══ DATASET RECORDS

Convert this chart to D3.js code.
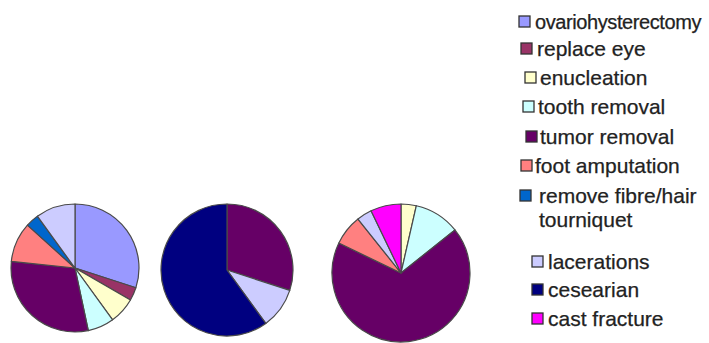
<!DOCTYPE html>
<html>
<head>
<meta charset="utf-8">
<script src="https://cdn.jsdelivr.net/npm/d3@7/dist/d3.min.js"></script>
<style>
  html, body { margin: 0; padding: 0; background: #fff; }
  svg { display: block; }
  .legend text { font-family: "Liberation Sans", Arial, sans-serif; font-size: 21px; fill: #222; stroke: #222; stroke-width: 0.25px; }
</style>
</head>
<body>
<svg id="chart" width="709" height="343"></svg>
<script>
// Procedure categories and their fill colours
const categories = [
  "ovariohysterectomy", "replace eye", "enucleation", "tooth removal",
  "tumor removal", "foot amputation", "remove fibre/hair tourniquet",
  "lacerations", "cesearian", "cast fracture"
];
const colors = [
  "#9999FF", "#993366", "#FFFFCC", "#CCFFFF",
  "#660066", "#FF8080", "#0066CC",
  "#CCCCFF", "#000080", "#FF00FF"
];

// Case counts per procedure for each of the three pies (0 = not present)
const pieA = [9, 1, 2, 2, 9, 3, 1, 3, 0, 0];
const pieB = [0, 0, 0, 0, 3, 0, 0, 1, 6, 0];
const pieC = [0, 0, 1, 3, 19, 2, 0, 1, 0, 2];

// Legend rows: label lines, row centre y, swatch x, text x
const legendRows = [
  { lines: ["ovariohysterectomy"], y: 22, sx: 519, tx: 535 },
  { lines: ["replace eye"], y: 49, sx: 521, tx: 537 },
  { lines: ["enucleation"], y: 78, sx: 525, tx: 540 },
  { lines: ["tooth removal"], y: 107, sx: 523, tx: 538 },
  { lines: ["tumor removal"], y: 137, sx: 526, tx: 540 },
  { lines: ["foot amputation"], y: 166, sx: 521, tx: 535 },
  { lines: ["remove fibre/hair", "tourniquet"], y: 196, sx: 520, tx: 539 },
  { lines: ["lacerations"], y: 262, sx: 532, tx: 548 },
  { lines: ["cesearian"], y: 290, sx: 532, tx: 548 },
  { lines: ["cast fracture"], y: 319, sx: 532, tx: 548 }
];

const W = 709;
const svg = d3.select("#chart");

const pies = [
  { values: pieA, cx: 75, cy: 268, r: 64 },
  { values: pieB, cx: 227, cy: 270, r: 66 },
  { values: pieC, cx: 401, cy: 273, r: 69 }
];

const pieGen = d3.pie().sort(null).value(d => d.v);

pies.forEach(p => {
  const data = p.values.map((v, i) => ({ v, i })).filter(d => d.v > 0);
  const arc = d3.arc().innerRadius(0).outerRadius(p.r);
  const g = svg.append("g").attr("transform", `translate(${p.cx},${p.cy})`);
  g.selectAll("path")
    .data(pieGen(data))
    .join("path")
    .attr("d", arc)
    .attr("fill", d => colors[d.data.i])
    .attr("stroke", "#4a4a4a")
    .attr("stroke-width", 1.2)
    .attr("stroke-linejoin", "round");
});

// Legend
const lg = svg.append("g").attr("class", "legend");
legendRows.forEach(row => {
  const idx = categories.indexOf(row.lines.join(" "));
  lg.append("rect")
    .attr("x", row.sx).attr("y", row.y - 6)
    .attr("width", 11).attr("height", 11)
    .attr("fill", colors[idx])
    .attr("stroke", "#333").attr("stroke-width", 1.3);
  row.lines.forEach((line, k) => {
    const t = lg.append("text")
      .attr("x", row.tx)
      .attr("y", row.y + 7 + k * 24)
      .text(line);
    // tighten a label that would run past the right edge
    const avail = W - 8 - row.tx;
    const len = t.node().getComputedTextLength();
    if (len > avail) {
      t.style("font-size", "20px");
      const len20 = t.node().getComputedTextLength();
      const sp = (avail - len20) / line.length;
      t.style("letter-spacing", `${sp.toFixed(2)}px`);
    }
  });
});
</script>
</body>
</html>
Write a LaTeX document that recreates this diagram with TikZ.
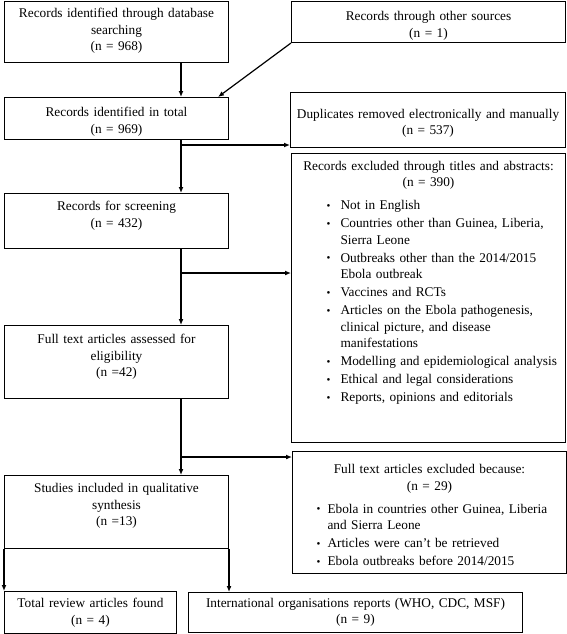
\documentclass[tikz,border=0pt]{standalone}
\usepackage{fontspec}
\setmainfont{Liberation Serif}
\usetikzlibrary{arrows.meta,positioning,calc}

\newlength{\bulletgap}
\newcommand{\bitem}[1]{\par\noindent\llap{\raisebox{0.8pt}{\fontsize{11pt}{11pt}\selectfont\textbullet}\hspace{\bulletgap}}#1}
\newcommand{\pad}[1]{\rule[-#1]{0pt}{#1}}

\begin{document}
\begin{tikzpicture}[x=1pt, y=1pt,
	box/.style={draw, line width=1pt, anchor=north west, inner xsep=4pt, inner ysep=0pt, align=center, font=\fontsize{13.3pt}{16.5pt}\selectfont},
	listbox/.style={box, align=left},
	arr/.style={-{Latex[length=6pt,width=5pt]}, line width=1.2pt}]
	\fill[white] (0,0) rectangle (567,-634);
	\useasboundingbox (0,0) rectangle (567,-634);
	
	\node[box, text width=216pt, minimum height=61pt] (search) at (4,-1) {Records identified through database\\searching\\(n = 968)\pad{5pt}};
	\node[box, text width=266pt, minimum height=41pt] (other) at (291,-1) {\rule{0pt}{17pt}Records through other sources\\(n = 1)};
	\node[box, text width=216pt, minimum height=42pt] (total) at (4,-97) {\rule{0pt}{16pt}Records identified in total\\(n = 969)};
	\node[box, inner xsep=1pt, text width=273pt, minimum height=55pt] (dupl) at (290,-92) {\rule{0pt}{16pt}Duplicates removed electronically and manually\\(n = 537)};
	\node[box, text width=216pt, minimum height=55pt] (screen) at (4,-193) {Records for screening\\(n = 432)\pad{13pt}};
	\node[listbox, text width=266pt, minimum height=289pt] (exclabs) at (291,-153) {%
		{\centering Records excluded through titles and abstracts:\\(n = 390)\par}
		\vspace{5pt}
		\leftskip=45pt \parskip=1.5pt \setlength{\bulletgap}{10pt}
		\bitem{Not in English}
		\bitem{Countries other than Guinea, Liberia,\\Sierra Leone}
		\bitem{Outbreaks other than the 2014/2015\\Ebola outbreak}
		\bitem{Vaccines and RCTs}
		\bitem{Articles on the Ebola pathogenesis,\\clinical picture, and disease\\manifestations}
		\bitem{Modelling and epidemiological analysis}
		\bitem{Ethical and legal considerations}
		\bitem{Reports, opinions and editorials\pad{33pt}}\par};
	\node[box, text width=216pt, minimum height=73pt] (full) at (4,-325) {Full text articles assessed for\\eligibility\\(n =42)\pad{13pt}};
	\node[listbox, text width=266pt, minimum height=122pt] (exclfull) at (292,-451) {%
		{\centering\rule{0pt}{15pt}Full text articles excluded because:\\(n = 29)\par}
		\vspace{5pt}
		\leftskip=31pt \parskip=1.5pt \setlength{\bulletgap}{7pt}
		\bitem{Ebola in countries other Guinea, Liberia\\and Sierra Leone}
		\bitem{Articles were can't be retrieved}
		\bitem{Ebola outbreaks before 2014/2015}\par};
	\node[box, text width=216pt, minimum height=73pt] (incl) at (4,-475) {Studies included in qualitative\\synthesis\\(n =13)\pad{15pt}};
	\node[box, text width=164pt, minimum height=42pt] (review) at (4,-591) {Total review articles found\\(n = 4)};
	\node[box, text width=326pt, minimum height=40pt] (orgs) at (188,-592) {International organisations reports (WHO, CDC, MSF)\\(n = 9)};
	
	% main line and side branches
	\coordinate (spine) at (181,0);
	\coordinate (otherin) at (218,0);
	\coordinate (branchdupl) at (181,-145);
	\coordinate (branchabs) at (181,-273);
	\coordinate (branchfull) at (181,-457);
	
	\draw[arr] (search.south -| spine) -- (total.north -| spine);
	\draw[arr] (other.south west) -- (total.north -| otherin);
	\draw[arr] (total.south -| spine) -- (screen.north -| spine);
	\draw[arr] (branchdupl) -- (branchdupl -| dupl.west);
	\draw[arr] (screen.south -| spine) -- (full.north -| spine);
	\draw[arr] (branchabs) -- (branchabs -| exclabs.west);
	\draw[arr] (full.south -| spine) -- (incl.north -| spine);
	\draw[arr] (branchfull) -- (branchfull -| exclfull.west);
	\draw[arr] (incl.south west) -- (incl.south west |- review.north);
	\draw[arr] (incl.south east) -- (incl.south east |- orgs.north);
\end{tikzpicture}
\end{document}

════

▶ **SET PROBLEM**: Only lines with the word "that" are wanted, so copy each one from the records.

▶ **RIGHT ANSWER**:
    // tighten a label that would run past the right edge
Write a LaTeX document that recreates this diagram with TikZ.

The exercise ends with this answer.